- DATA LINES:

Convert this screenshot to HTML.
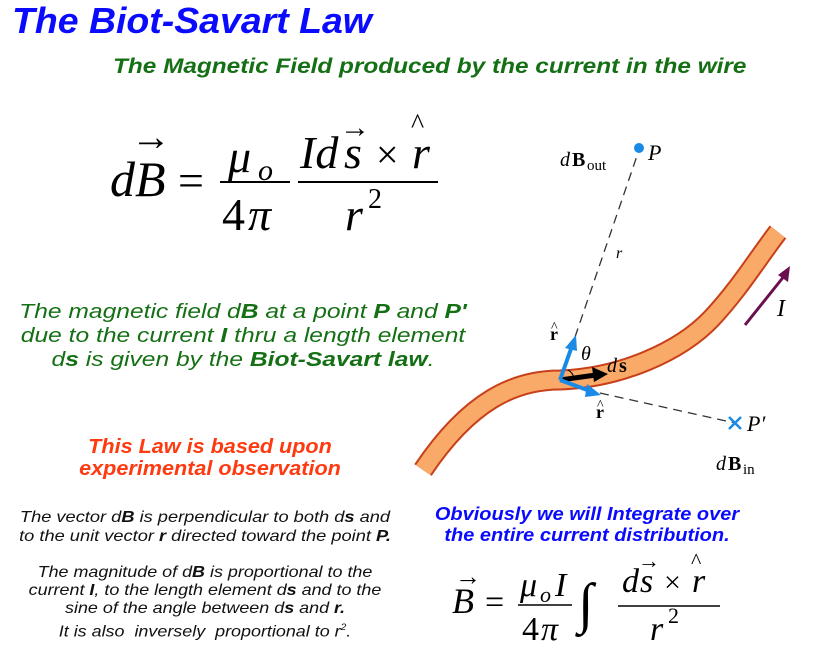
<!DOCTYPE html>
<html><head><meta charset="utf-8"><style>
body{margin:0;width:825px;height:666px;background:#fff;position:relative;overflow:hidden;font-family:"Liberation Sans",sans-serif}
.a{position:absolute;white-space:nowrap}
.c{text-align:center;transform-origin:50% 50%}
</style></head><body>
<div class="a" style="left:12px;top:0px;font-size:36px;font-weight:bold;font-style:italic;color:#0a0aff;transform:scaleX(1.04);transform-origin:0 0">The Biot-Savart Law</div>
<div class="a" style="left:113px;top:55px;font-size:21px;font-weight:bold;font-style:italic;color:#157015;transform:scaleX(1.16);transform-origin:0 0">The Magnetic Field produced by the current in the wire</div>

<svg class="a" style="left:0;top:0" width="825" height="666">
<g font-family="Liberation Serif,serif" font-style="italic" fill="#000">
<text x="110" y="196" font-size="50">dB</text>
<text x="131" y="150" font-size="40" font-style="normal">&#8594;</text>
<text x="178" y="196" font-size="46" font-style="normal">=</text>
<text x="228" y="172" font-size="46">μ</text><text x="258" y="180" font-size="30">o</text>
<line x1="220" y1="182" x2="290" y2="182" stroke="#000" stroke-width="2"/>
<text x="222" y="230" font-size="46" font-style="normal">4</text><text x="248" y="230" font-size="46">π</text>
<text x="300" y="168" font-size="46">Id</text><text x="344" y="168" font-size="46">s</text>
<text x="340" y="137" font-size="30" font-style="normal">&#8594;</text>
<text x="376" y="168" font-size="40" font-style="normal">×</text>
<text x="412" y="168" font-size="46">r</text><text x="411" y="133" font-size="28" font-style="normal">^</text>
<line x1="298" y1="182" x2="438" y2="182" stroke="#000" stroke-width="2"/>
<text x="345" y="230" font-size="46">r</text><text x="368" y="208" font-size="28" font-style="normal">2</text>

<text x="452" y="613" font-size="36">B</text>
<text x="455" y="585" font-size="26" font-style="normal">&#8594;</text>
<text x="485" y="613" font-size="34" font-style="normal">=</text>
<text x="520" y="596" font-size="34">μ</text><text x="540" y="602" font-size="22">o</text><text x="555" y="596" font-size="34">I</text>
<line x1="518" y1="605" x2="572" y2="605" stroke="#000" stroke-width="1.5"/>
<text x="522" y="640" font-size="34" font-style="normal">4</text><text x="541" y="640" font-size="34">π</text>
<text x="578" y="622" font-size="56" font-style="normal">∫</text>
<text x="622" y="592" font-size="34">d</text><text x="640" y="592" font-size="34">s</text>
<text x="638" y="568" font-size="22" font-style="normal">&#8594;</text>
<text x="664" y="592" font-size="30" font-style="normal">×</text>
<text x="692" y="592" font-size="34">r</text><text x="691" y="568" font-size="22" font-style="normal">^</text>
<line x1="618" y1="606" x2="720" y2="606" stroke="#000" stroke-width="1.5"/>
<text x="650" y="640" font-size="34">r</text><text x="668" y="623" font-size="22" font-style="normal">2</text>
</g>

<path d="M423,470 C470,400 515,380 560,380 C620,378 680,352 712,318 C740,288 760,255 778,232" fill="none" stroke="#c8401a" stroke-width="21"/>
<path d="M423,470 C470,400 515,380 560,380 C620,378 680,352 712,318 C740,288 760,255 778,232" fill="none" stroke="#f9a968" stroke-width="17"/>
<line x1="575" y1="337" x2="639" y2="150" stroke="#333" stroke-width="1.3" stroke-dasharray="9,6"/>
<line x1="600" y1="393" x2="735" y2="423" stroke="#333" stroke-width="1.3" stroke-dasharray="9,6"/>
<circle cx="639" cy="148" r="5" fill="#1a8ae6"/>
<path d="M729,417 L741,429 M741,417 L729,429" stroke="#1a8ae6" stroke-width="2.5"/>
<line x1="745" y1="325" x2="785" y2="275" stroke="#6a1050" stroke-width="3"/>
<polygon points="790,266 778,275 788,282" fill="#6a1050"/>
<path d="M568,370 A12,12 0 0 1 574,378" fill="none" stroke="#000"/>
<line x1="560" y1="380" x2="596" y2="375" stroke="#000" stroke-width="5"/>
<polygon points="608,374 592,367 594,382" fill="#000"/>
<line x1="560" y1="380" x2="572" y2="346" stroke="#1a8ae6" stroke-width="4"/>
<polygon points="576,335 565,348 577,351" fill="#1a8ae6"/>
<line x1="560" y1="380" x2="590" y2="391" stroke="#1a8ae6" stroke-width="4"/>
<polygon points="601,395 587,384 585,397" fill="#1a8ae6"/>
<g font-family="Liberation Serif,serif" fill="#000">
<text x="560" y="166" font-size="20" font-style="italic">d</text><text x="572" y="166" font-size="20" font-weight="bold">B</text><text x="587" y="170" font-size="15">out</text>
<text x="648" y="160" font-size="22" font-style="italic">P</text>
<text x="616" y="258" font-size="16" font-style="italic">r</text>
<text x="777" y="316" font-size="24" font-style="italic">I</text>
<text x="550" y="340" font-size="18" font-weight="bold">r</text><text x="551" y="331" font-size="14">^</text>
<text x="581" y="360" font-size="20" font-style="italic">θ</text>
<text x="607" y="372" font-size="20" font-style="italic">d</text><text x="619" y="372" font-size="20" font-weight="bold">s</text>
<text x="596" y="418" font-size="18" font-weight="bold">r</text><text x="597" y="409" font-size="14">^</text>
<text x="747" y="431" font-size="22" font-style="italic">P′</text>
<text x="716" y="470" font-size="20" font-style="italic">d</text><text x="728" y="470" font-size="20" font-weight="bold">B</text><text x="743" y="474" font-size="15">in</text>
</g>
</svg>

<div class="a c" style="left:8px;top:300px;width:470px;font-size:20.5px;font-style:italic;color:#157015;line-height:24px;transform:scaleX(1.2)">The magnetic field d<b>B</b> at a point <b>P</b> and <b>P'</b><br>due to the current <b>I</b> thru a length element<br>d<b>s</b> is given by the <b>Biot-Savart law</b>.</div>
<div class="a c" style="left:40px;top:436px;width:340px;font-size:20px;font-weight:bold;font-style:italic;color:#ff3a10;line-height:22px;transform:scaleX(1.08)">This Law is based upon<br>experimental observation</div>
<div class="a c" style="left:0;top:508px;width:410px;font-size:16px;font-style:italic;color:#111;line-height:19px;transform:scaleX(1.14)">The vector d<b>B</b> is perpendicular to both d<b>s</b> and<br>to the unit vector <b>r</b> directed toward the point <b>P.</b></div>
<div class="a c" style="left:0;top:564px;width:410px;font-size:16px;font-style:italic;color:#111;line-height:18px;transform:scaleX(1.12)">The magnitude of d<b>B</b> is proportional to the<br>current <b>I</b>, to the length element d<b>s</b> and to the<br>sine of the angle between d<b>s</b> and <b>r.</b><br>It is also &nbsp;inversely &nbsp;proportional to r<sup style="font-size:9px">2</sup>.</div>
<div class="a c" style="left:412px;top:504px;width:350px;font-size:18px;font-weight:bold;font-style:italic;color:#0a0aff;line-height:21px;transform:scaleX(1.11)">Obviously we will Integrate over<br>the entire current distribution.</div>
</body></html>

- SHORT EXERCISE: Print out the lines exactly, skipping any picture.

- ANSWER TO THIS TASK:
Convert this screenshot to HTML.
<!DOCTYPE html>
<html><head><meta charset="utf-8"><style>
body{margin:0;width:825px;height:666px;background:#fff;position:relative;overflow:hidden;font-family:"Liberation Sans",sans-serif}
.a{position:absolute;white-space:nowrap}
.c{text-align:center;transform-origin:50% 50%}
</style></head><body>
<div class="a" style="left:12px;top:0px;font-size:36px;font-weight:bold;font-style:italic;color:#0a0aff;transform:scaleX(1.04);transform-origin:0 0">The Biot-Savart Law</div>
<div class="a" style="left:113px;top:55px;font-size:21px;font-weight:bold;font-style:italic;color:#157015;transform:scaleX(1.16);transform-origin:0 0">The Magnetic Field produced by the current in the wire</div>

<svg class="a" style="left:0;top:0" width="825" height="666">
<g font-family="Liberation Serif,serif" font-style="italic" fill="#000">
<text x="110" y="196" font-size="50">dB</text>
<text x="131" y="150" font-size="40" font-style="normal">&#8594;</text>
<text x="178" y="196" font-size="46" font-style="normal">=</text>
<text x="228" y="172" font-size="46">μ</text><text x="258" y="180" font-size="30">o</text>
<line x1="220" y1="182" x2="290" y2="182" stroke="#000" stroke-width="2"/>
<text x="222" y="230" font-size="46" font-style="normal">4</text><text x="248" y="230" font-size="46">π</text>
<text x="300" y="168" font-size="46">Id</text><text x="344" y="168" font-size="46">s</text>
<text x="340" y="137" font-size="30" font-style="normal">&#8594;</text>
<text x="376" y="168" font-size="40" font-style="normal">×</text>
<text x="412" y="168" font-size="46">r</text><text x="411" y="133" font-size="28" font-style="normal">^</text>
<line x1="298" y1="182" x2="438" y2="182" stroke="#000" stroke-width="2"/>
<text x="345" y="230" font-size="46">r</text><text x="368" y="208" font-size="28" font-style="normal">2</text>

<text x="452" y="613" font-size="36">B</text>
<text x="455" y="585" font-size="26" font-style="normal">&#8594;</text>
<text x="485" y="613" font-size="34" font-style="normal">=</text>
<text x="520" y="596" font-size="34">μ</text><text x="540" y="602" font-size="22">o</text><text x="555" y="596" font-size="34">I</text>
<line x1="518" y1="605" x2="572" y2="605" stroke="#000" stroke-width="1.5"/>
<text x="522" y="640" font-size="34" font-style="normal">4</text><text x="541" y="640" font-size="34">π</text>
<text x="578" y="622" font-size="56" font-style="normal">∫</text>
<text x="622" y="592" font-size="34">d</text><text x="640" y="592" font-size="34">s</text>
<text x="638" y="568" font-size="22" font-style="normal">&#8594;</text>
<text x="664" y="592" font-size="30" font-style="normal">×</text>
<text x="692" y="592" font-size="34">r</text><text x="691" y="568" font-size="22" font-style="normal">^</text>
<line x1="618" y1="606" x2="720" y2="606" stroke="#000" stroke-width="1.5"/>
<text x="650" y="640" font-size="34">r</text><text x="668" y="623" font-size="22" font-style="normal">2</text>
</g>

<path d="M423,470 C470,400 515,380 560,380 C620,378 680,352 712,318 C740,288 760,255 778,232" fill="none" stroke="#c8401a" stroke-width="21"/>
<path d="M423,470 C470,400 515,380 560,380 C620,378 680,352 712,318 C740,288 760,255 778,232" fill="none" stroke="#f9a968" stroke-width="17"/>
<line x1="575" y1="337" x2="639" y2="150" stroke="#333" stroke-width="1.3" stroke-dasharray="9,6"/>
<line x1="600" y1="393" x2="735" y2="423" stroke="#333" stroke-width="1.3" stroke-dasharray="9,6"/>
<circle cx="639" cy="148" r="5" fill="#1a8ae6"/>
<path d="M729,417 L741,429 M741,417 L729,429" stroke="#1a8ae6" stroke-width="2.5"/>
<line x1="745" y1="325" x2="785" y2="275" stroke="#6a1050" stroke-width="3"/>
<polygon points="790,266 778,275 788,282" fill="#6a1050"/>
<path d="M568,370 A12,12 0 0 1 574,378" fill="none" stroke="#000"/>
<line x1="560" y1="380" x2="596" y2="375" stroke="#000" stroke-width="5"/>
<polygon points="608,374 592,367 594,382" fill="#000"/>
<line x1="560" y1="380" x2="572" y2="346" stroke="#1a8ae6" stroke-width="4"/>
<polygon points="576,335 565,348 577,351" fill="#1a8ae6"/>
<line x1="560" y1="380" x2="590" y2="391" stroke="#1a8ae6" stroke-width="4"/>
<polygon points="601,395 587,384 585,397" fill="#1a8ae6"/>
<g font-family="Liberation Serif,serif" fill="#000">
<text x="560" y="166" font-size="20" font-style="italic">d</text><text x="572" y="166" font-size="20" font-weight="bold">B</text><text x="587" y="170" font-size="15">out</text>
<text x="648" y="160" font-size="22" font-style="italic">P</text>
<text x="616" y="258" font-size="16" font-style="italic">r</text>
<text x="777" y="316" font-size="24" font-style="italic">I</text>
<text x="550" y="340" font-size="18" font-weight="bold">r</text><text x="551" y="331" font-size="14">^</text>
<text x="581" y="360" font-size="20" font-style="italic">θ</text>
<text x="607" y="372" font-size="20" font-style="italic">d</text><text x="619" y="372" font-size="20" font-weight="bold">s</text>
<text x="596" y="418" font-size="18" font-weight="bold">r</text><text x="597" y="409" font-size="14">^</text>
<text x="747" y="431" font-size="22" font-style="italic">P′</text>
<text x="716" y="470" font-size="20" font-style="italic">d</text><text x="728" y="470" font-size="20" font-weight="bold">B</text><text x="743" y="474" font-size="15">in</text>
</g>
</svg>

<div class="a c" style="left:8px;top:300px;width:470px;font-size:20.5px;font-style:italic;color:#157015;line-height:24px;transform:scaleX(1.2)">The magnetic field d<b>B</b> at a point <b>P</b> and <b>P'</b><br>due to the current <b>I</b> thru a length element<br>d<b>s</b> is given by the <b>Biot-Savart law</b>.</div>
<div class="a c" style="left:40px;top:436px;width:340px;font-size:20px;font-weight:bold;font-style:italic;color:#ff3a10;line-height:22px;transform:scaleX(1.08)">This Law is based upon<br>experimental observation</div>
<div class="a c" style="left:0;top:508px;width:410px;font-size:16px;font-style:italic;color:#111;line-height:19px;transform:scaleX(1.14)">The vector d<b>B</b> is perpendicular to both d<b>s</b> and<br>to the unit vector <b>r</b> directed toward the point <b>P.</b></div>
<div class="a c" style="left:0;top:564px;width:410px;font-size:16px;font-style:italic;color:#111;line-height:18px;transform:scaleX(1.12)">The magnitude of d<b>B</b> is proportional to the<br>current <b>I</b>, to the length element d<b>s</b> and to the<br>sine of the angle between d<b>s</b> and <b>r.</b><br>It is also &nbsp;inversely &nbsp;proportional to r<sup style="font-size:9px">2</sup>.</div>
<div class="a c" style="left:412px;top:504px;width:350px;font-size:18px;font-weight:bold;font-style:italic;color:#0a0aff;line-height:21px;transform:scaleX(1.11)">Obviously we will Integrate over<br>the entire current distribution.</div>
</body></html>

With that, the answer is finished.